After 37 years in power, president Jose Eduardo dos Santos of Angola will step down before the country’s 2017 elections, state radio announced on Friday (Dec. 2). Dos Santos, who is Africa’s second-longest serving leader, assumed office in 1979 following the death of the southern African nation’s first president, Agostinho Neto.

João Lourenco, the country’s defense minister, will take over as leader of the ruling Popular Movement for the Liberation of Angola (MPLA) party, according to the AFP news agency. Lourenco will be presented at the party’s anniversary celebration on Dec. 10.

“The president will not be a candidate and he already has a successor,” Joao Pinto, a senior member of the party told AFP.

This is not the first time dos Santos has said that he will leave office. In 2001, the powerful leader said he would step down and not run as a candidate in the next elections, but was ultimately re-elected in 2003. In March 2016, he then said he would leave politics in 2018, but gave no hint of resignation plans.

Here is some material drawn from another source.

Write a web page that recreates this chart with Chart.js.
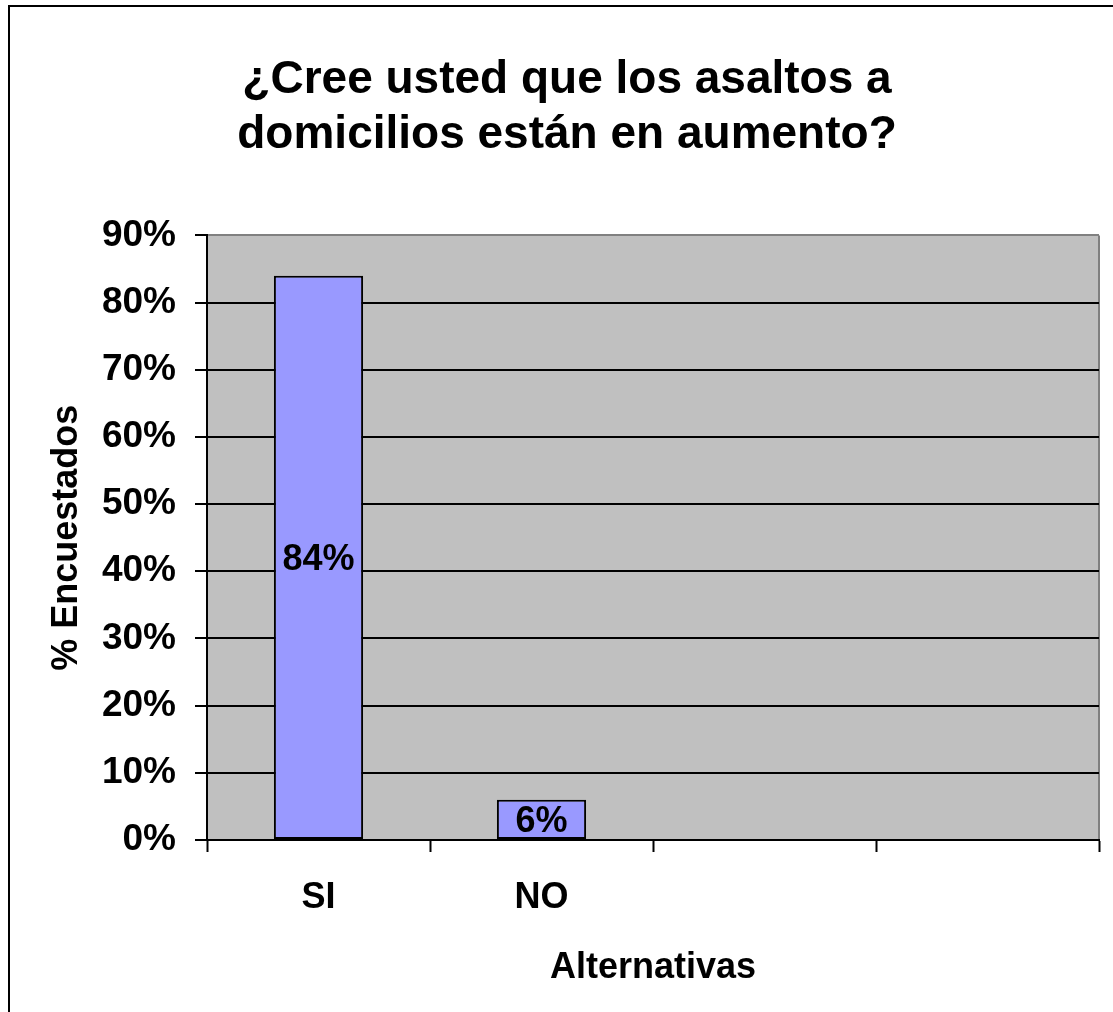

Angola is a huge diamond exporter and is Africa’s largest oil producer. Oil exports alone brought in over $60 billion in revenues in 2014—but that hasn’t lifted large pockets of the country’s 20 million population out of poverty, according to the World Bank.

Using a mixture of patronage and coercion, dos Santos and his family have consolidated political power and amassed billions of dollars in wealth. Isabel, the president’s daughter, is Africa’s richest woman and the head of the state-owned oil company Sonangol.

The announcement about his departure elicited mixed reactions on social media outlets. Some users compared it to the downfall of president Yahya Jammeh in Gambia, a strongman who ruled for 22 years but who was defeated in the Thursday (Dec. 1) elections.